Auf der Reise durch die Ostsee genossen wir es, Passagiere zu sein. Als Seeleute hatten wir aber nicht das Bedürfnis, auf den Decks zu flanieren und uns den Mond, oder die Sonnenuntergänge anzusehen. Wir pendelten zwischen Speisesaal und Salon. Ich vervollkommnete meine Skatkenntnisse, dabei erlebte ich zum ersten Mal einen "Neger" (damals noch kein Schimpfwort), der Skat spielen konnte und Hamburger Platt sprach. Er war Heizer von einem Woermannschiff der Afrikalinie. Weiss der Teufel, wie sich ein Afkikafahrer nach Murmansk verirren konnte, aber im Krieg war alles möglich. Auf dem Umweg - Murmansk - Leningrad - Kielkanal - traf nach wochenlanger Reise der größte Teil der Bremenbesatzung wieder in Bremerhaven ein. Der Rest der Mannschaft blieb in Murmansk, um das Schiff zu versorgen.
Die Rückkehr ohne eigenes Schiff aber war eine Niederlage, wie ein Schiffbruch. Sogar unserem grimmigen Bootsmann, von der 12-4 Wache hatten beim Abschied von der "Bremen" Tränen in den Augen gestanden. Seine schiefe, plattgedrückte Mütz , ein Zeichen langer Lloydzugehörigkeit - fünfzig Jahre war er dort- hing ihm noch schiefer auf dem Kopf. Er ging danach in Rente, und blieb mir als ein lieber, grimmiger Kerl in Erinnerung.
Es war eine lange Reise gewesen. 20.000 Seemeilen dürften zusammen gekommen sein. So hatte ich mir meinen Urlaub nicht vorgestellt.

    


Mittwoch, 6. Mai 2015

GEISTERFAHRT

1. SPTEMBER 1939
Krisenversammlung! Der Kapitän meldete: Krieg mit Polen! Brockmann konnte wieder einmal sagen:" Denn Fall het wi all mol hart." Wir waren uns sicher, dass das kann nicht lange dauern könne, und gingen, ohne uns große Sorgen zu machen, weiter unserer Arbeit nach.Wir waren vollauf beschäftigt. Die mit Farbe verschmierten Decksplanken mussten nun doch wieder gereinigt werden. Wir kratzten den ganzen Tag auf Knien die Tarnfarbe vom Holz, während unserer gespenstischen Nebelfahrt. Ungewöhnlich, wir fuhren mit voller Fahrt, ohne Nebelsignale. Das Schiff krängte, harter Kurswechsel! Wir mussten einem hell erleuchteten Mitläufer ausweichen. Wir wollten nicht bemerkt werden.

3. SEPTEMBER
Frankreich und England erklärten Deutschland den Krieg!  Was wollten denn die Engländer von uns? Haben die denn nicht unsere starke Flotte zur Kenntnis genommen? Die "Graf Spee", der Stolz der neuen Flotte, zeigte sich doch mit seinen bedrohlichen 28 cm Kanonen, anlässlich der Königskrönung 1936 bei Spithead in England.
Wir mussten jetzt auch noch Matrazen um und auf der Brücke stapeln. Es fing an mit Einschränkungen. In der Messe gab es beim Frühstück nur noch 70 Gramm Butter pro Person. Obwohl keiner bisher soviel benötigt hatte, gab es jetzt großen Protest.

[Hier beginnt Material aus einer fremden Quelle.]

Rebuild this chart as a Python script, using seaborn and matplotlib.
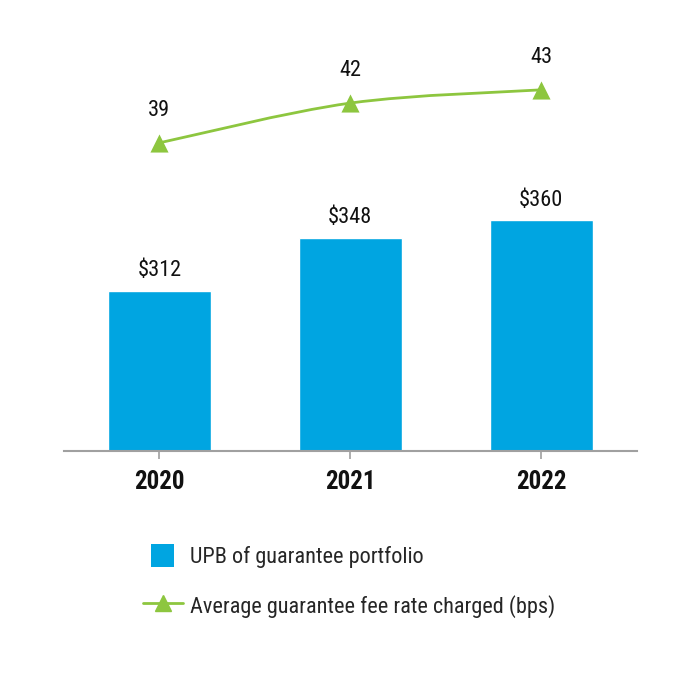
import matplotlib
matplotlib.use("Agg")
import matplotlib.pyplot as plt
from matplotlib import font_manager as fm
from matplotlib.path import Path
from matplotlib.patches import PathPatch, Patch, Rectangle
from matplotlib.lines import Line2D
from matplotlib.legend_handler import HandlerPatch
import seaborn as sns
import pandas as pd
import numpy as np

years = ["2020", "2021", "2022"]
upb = [312, 348, 360]
upb_labels = ["$312", "$348", "$360"]
fee_bps = [39, 42, 43]
fee_labels = ["39", "42", "43"]
legend_labels = ["UPB of guarantee portfolio", "Average guarantee fee rate charged (bps)"]

BLUE = "#00A5E1"
GREEN = "#8DC63F"
GREY = "#A0A0A0"

sns.set_style("white")
available = {f.name for f in fm.fontManager.ttflist}
cands = ["Roboto Condensed", "Archivo Narrow", "PT Sans Narrow",
         "Liberation Sans Narrow", "Barlow Semi Condensed"]
fams = [c for c in cands if c in available][:1] + ["DejaVu Sans"]
plt.rcParams["font.family"] = fams

fig = plt.figure(figsize=(7, 7), dpi=100)
ax = fig.add_axes([0.0914, 0.356, 0.818, 0.587])
df = pd.DataFrame({"year": years, "upb": upb})
sns.barplot(data=df, x="year", y="upb", color=BLUE, saturation=1, width=0.54, ax=ax)
ax.set_xlim(-0.5, 2.5)
ax.set_ylim(204, 482)
ax.set_xlabel("")
ax.set_ylabel("")
ax.set_yticks([])
for s in ["top", "right", "left"]:
    ax.spines[s].set_visible(False)
ax.spines["bottom"].set_color(GREY)
ax.spines["bottom"].set_linewidth(1.5)
ax.tick_params(axis="x", bottom=True, length=6, width=1.2, color=GREY, pad=8)
for lbl in ax.get_xticklabels():
    lbl.set_fontweight("bold")
    lbl.set_fontsize(18)
    lbl.set_color("#111111")
for i, (v, t) in enumerate(zip(upb, upb_labels)):
    ax.annotate(t, (i, v), xytext=(0, 7), textcoords="offset points",
                ha="center", va="bottom", fontsize=16, color="#111111")

ax2 = ax.twinx()
ax2.set_ylim(15.75, 46.77)
ax2.set_yticks([])
for s in ax2.spines.values():
    s.set_visible(False)

# smooth curve through the points (Catmull-Rom as cubic Bezier)
xs = np.arange(len(fee_bps), dtype=float)
pts = np.column_stack([xs, np.array(fee_bps, dtype=float)])
verts = [tuple(pts[0])]
codes = [Path.MOVETO]
n = len(pts)
for i in range(n - 1):
    p0 = pts[max(i - 1, 0)]
    p1 = pts[i]
    p2 = pts[i + 1]
    p3 = pts[min(i + 2, n - 1)]
    c1 = p1 + (p2 - p0) / 6.0
    c2 = p2 - (p3 - p1) / 6.0
    verts += [tuple(c1), tuple(c2), tuple(p2)]
    codes += [Path.CURVE4] * 3
ax2.add_patch(PathPatch(Path(verts, codes), facecolor="none", edgecolor=GREEN, lw=2))
sns.scatterplot(x=xs, y=fee_bps, marker="^", s=170, color=GREEN, edgecolor=GREEN,
                linewidth=0, ax=ax2, zorder=5, legend=False)
ax2.set_xlim(-0.5, 2.5)
for i, (v, t) in enumerate(zip(fee_bps, fee_labels)):
    ax2.annotate(t, (i, v), xytext=(0, 16), textcoords="offset points",
                 ha="center", va="bottom", fontsize=16, color="#111111")


def make_square(legend, orig_handle, xdescent, ydescent, width, height, fontsize):
    side = 16.6
    return Rectangle((-xdescent + (width - side) / 2, -ydescent + (height - side) / 2),
                     side, side)


handles = [Patch(facecolor=BLUE, edgecolor="none"),
           Line2D([0], [0], color=GREEN, lw=2, marker="^", markersize=12)]
fig.legend(handles, legend_labels, loc="upper left", bbox_to_anchor=(0.191, 0.238),
           frameon=False, fontsize=16, handlelength=1.8, handleheight=1.4,
           handletextpad=0.35, labelspacing=1.1, borderaxespad=0,
           handler_map={Patch: HandlerPatch(patch_func=make_square)})

fig.savefig("out.png", dpi=100, facecolor="white")
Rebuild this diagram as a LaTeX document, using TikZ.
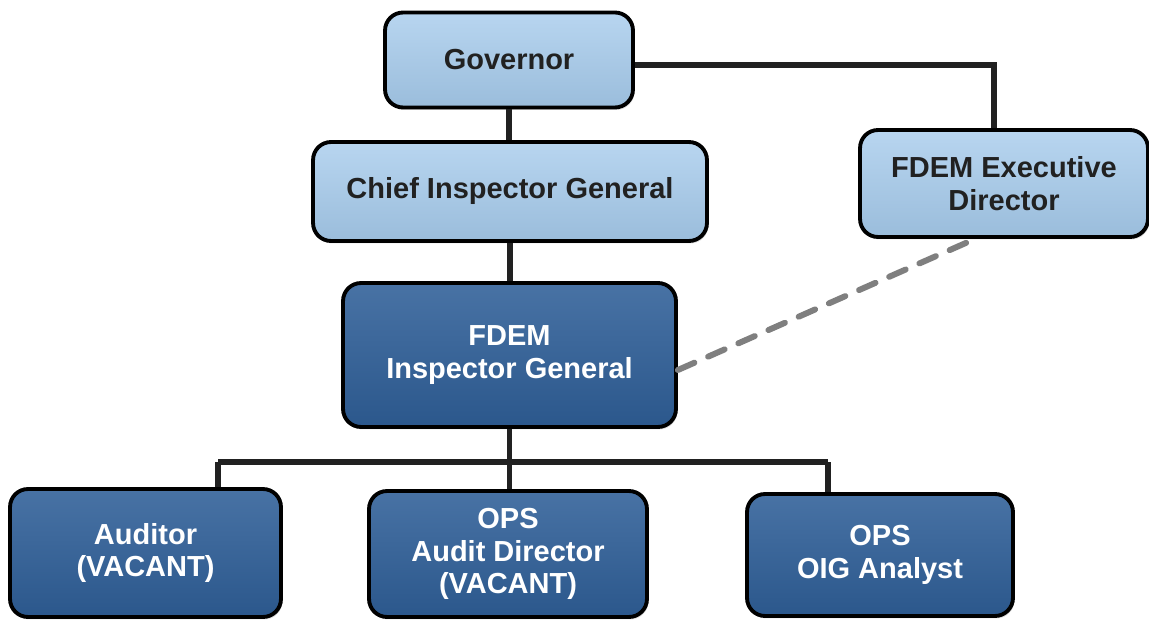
\documentclass[tikz,border=0pt]{standalone}
\usepackage{fontspec}
\setmainfont{Liberation Sans}
\usetikzlibrary{shadows}
\definecolor{lightbox}{HTML}{A6CBEC}
\definecolor{darkbox}{HTML}{2F5F98}
\definecolor{linkgray}{HTML}{7F7F7F}

\begin{document}
\begin{tikzpicture}[x=0.02cm, y=-0.02cm,
                    box/.style={rectangle,rounded corners=0.36cm,draw=black,line width=2.2pt,align=center,
                                inner sep=0pt,font=\fontsize{16.5}{18.7}\selectfont\bfseries,
                                drop shadow={shadow xshift=0.03cm,shadow yshift=-0.05cm,opacity=0.25}},
                    light box/.style={box,top color=lightbox!80!white,middle color=lightbox,bottom color=lightbox!93!black,text=black!87},
                    dark box/.style={box,top color=darkbox!88!white,middle color=darkbox,bottom color=darkbox!92!black,text=white},
                    link/.style={line width=3.2pt,draw=black!87},
                    dash link/.style={line width=3.4pt,draw=linkgray,dash pattern=on 0.36cm off 0.3cm,line cap=round}]

   \useasboundingbox (0,0) rectangle (1149,621);

   % top levels
   \node[light box, minimum width=4.96cm, minimum height=1.9cm] (gov) at (509,60) {Governor};
   \node[light box, minimum width=7.88cm, minimum height=1.98cm] (cig) at (510,191.5) {Chief Inspector General};
   \node[light box, minimum width=5.76cm, minimum height=2.14cm] (exec) at (1004,183.5) {FDEM Executive\\Director};
   \node[dark box, minimum width=6.66cm, minimum height=2.88cm] (fig) at (509.5,355) {FDEM\\Inspector General};

   % staff
   \node[dark box, minimum width=5.42cm, minimum height=2.56cm] (aud) at (145.5,553) {Auditor\\(VACANT)};
   \node[dark box, minimum width=5.56cm, minimum height=2.52cm] (oad) at (508,554) {OPS\\Audit Director\\(VACANT)};
   \node[dark box, minimum width=5.32cm, minimum height=2.44cm] (oig) at (880,555) {OPS\\OIG Analyst};

   \coordinate (busl) at (218,462);
   \coordinate (busr) at (828,462);

   \draw[link] (gov.south) -- (gov.south |- cig.north);
   \draw[link] ([yshift=-0.1cm]gov.east) -| ([xshift=-0.2cm]exec.north);
   \draw[link] (cig.south) -- (cig.south |- fig.north);
   \draw[link] (busl) -- (busr);
   \draw[link] (busl) -- (busl |- aud.north);
   \draw[link] (fig.south) -- (fig.south |- oad.north);
   \draw[link] (busr) -- (busr |- oig.north);
   \draw[dash link] ([yshift=-0.3cm]fig.east) -- ([xshift=-0.58cm]exec.south);

\end{tikzpicture}
\end{document}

Das Schiff war seekriegsklar, zur Versenkung vorbereitet. Die Hektik ließ nach. Wir kratzten weiter mit einem Dreikantschaber die Decks ab. Bei Versenkung würde das Schiff mit Lloydreinheitsstandard in die Tiefe rauschen. Ich lernte in der Zeit aber auch Skat zu spielen und sah mir alle Zarah Leanderfilme an.
Dafür gab es dann später einen Orden. Die Engländer hatten in der Nordsee eine Blockade errichtet. Von uns einfachen Seemännern unbemerkt, war die "Bremen" zum Blockadebrecher geworden.